Mina lives in Alorria, where the weather is controlled by the Guardians and their dragons. Children all over the country enter a lottery and are given an egg that will hatch into a weather controlling dragon—rain dragons, sun dragons, snow dragons, and the daredevil, madcap ones—lightning dragons. The type of dragon that emerges is shaped by the character of the child tending the egg.

 

Mina is quiet and timid, so when her egg hatches out into Pixit, a lightning dragon, her parents are convinced there’s been a mistake. They bowl over Mina’s protestations that she wants Pixit, and she wants to be a Lightning Guardian. Fortunately for Mina, bureaucracy is inexorable even against irritated parents, and she and Pixit go off to the Lightning Academy to learn how to harvest lightning from storms.

 

But at the academy she finds that she does not fit in with the other students, either—they are loud thrill seekers, and worse, she cannot seem to harvest lightning with Pixit.
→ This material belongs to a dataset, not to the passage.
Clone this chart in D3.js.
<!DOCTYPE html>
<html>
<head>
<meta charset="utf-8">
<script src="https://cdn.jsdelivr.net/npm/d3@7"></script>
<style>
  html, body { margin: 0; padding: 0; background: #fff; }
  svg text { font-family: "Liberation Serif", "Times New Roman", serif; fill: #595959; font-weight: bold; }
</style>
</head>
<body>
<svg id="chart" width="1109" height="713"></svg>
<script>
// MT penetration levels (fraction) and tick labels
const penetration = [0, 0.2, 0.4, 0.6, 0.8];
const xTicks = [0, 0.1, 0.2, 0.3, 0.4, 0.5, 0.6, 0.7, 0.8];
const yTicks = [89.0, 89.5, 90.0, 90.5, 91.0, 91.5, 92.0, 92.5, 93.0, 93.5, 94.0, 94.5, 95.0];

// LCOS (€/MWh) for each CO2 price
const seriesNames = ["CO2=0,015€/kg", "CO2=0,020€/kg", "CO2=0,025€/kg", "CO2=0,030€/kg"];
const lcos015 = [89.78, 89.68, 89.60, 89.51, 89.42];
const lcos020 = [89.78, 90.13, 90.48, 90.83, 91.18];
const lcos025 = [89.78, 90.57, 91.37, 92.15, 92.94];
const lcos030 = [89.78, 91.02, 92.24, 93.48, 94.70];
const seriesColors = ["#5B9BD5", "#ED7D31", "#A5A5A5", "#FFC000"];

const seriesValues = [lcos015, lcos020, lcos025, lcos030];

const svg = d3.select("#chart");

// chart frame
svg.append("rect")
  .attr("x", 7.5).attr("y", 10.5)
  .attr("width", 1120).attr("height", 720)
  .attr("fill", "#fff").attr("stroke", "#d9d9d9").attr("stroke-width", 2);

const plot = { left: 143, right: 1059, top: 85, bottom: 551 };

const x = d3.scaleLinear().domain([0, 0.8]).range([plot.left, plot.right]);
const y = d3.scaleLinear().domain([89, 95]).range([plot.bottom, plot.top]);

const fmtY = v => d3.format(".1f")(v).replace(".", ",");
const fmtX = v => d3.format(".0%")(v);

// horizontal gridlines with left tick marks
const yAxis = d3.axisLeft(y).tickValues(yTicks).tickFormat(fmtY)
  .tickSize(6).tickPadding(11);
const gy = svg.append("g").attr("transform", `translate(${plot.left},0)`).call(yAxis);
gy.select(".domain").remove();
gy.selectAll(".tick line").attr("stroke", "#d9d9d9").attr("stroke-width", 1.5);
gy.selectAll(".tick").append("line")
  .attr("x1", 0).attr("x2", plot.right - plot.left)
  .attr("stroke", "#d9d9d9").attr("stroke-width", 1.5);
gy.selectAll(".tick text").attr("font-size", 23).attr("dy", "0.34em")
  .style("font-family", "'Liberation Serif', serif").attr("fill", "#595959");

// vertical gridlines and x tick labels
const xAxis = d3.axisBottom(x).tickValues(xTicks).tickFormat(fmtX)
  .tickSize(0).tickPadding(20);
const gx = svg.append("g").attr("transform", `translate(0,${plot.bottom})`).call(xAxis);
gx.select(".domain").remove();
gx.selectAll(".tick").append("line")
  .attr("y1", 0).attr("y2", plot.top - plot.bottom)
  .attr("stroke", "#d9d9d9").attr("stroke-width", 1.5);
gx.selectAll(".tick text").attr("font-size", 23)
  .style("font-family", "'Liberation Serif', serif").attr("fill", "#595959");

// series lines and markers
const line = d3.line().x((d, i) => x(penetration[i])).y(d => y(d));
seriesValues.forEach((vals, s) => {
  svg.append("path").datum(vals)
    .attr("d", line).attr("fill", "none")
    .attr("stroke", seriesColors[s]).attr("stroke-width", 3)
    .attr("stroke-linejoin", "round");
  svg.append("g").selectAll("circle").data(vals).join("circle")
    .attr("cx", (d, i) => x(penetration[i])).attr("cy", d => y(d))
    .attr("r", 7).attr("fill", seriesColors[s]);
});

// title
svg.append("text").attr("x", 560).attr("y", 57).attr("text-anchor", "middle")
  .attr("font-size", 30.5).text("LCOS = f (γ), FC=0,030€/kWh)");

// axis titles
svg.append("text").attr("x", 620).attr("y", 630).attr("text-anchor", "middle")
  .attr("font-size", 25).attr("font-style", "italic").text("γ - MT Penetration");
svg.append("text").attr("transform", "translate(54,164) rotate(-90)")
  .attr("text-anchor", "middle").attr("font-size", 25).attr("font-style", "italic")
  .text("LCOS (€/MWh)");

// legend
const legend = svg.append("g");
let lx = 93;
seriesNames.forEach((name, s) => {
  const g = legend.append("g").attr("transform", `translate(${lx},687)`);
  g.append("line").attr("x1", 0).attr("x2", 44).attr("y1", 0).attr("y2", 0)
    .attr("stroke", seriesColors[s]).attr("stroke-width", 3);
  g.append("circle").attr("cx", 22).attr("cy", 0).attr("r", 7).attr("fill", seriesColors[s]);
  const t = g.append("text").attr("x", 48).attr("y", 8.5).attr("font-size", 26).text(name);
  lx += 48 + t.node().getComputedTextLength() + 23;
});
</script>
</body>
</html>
Desperately trying to conceal her failure, she flies unprepared into a thunderstorm with the other Guardians, gets lost, and she and Pixit end up injured—outside Alorria. Outside Alorria they discover that the Alorrian system of weather controlling is not without consequences.

 

The manipulation of weather stirs up massive, life-crushing storms outside the country. The people live in fear, and many die. Mina goes home, burdened with the reality that if she doesn’t find a way to make her voice heard in Alorria, even more will die.

 

The thing I love about this book is that the solution doesn’t involve Mina morphing into a loud and confident person. Conformity and volume is not the solution. In fact, she finds a way to be heard without raising her voice herself. (Spoiler alert, I guess. I mean, it’s a Middle Grade novel, not George R.R. Martin. You know it has a happy ending.)  

 

And I also love her relationship with Pixit. There’s plenty of conflict in the book, and there’s tension in the relationship simply because Mina feels like she’s failing Pixit by being unable to gather lightning, but Pixit never has any doubts that Mina is where she belongs. He’s unfailingly encouraging and fond. At the middle grade ages, many readers are just beginning to form deeper friendships themselves, and Pixit and Mina model what a good friendship looks like.

 

But my daughter disapproves of the art on the front cover, so who knows if I’ll get my middle grade reader to pick it up!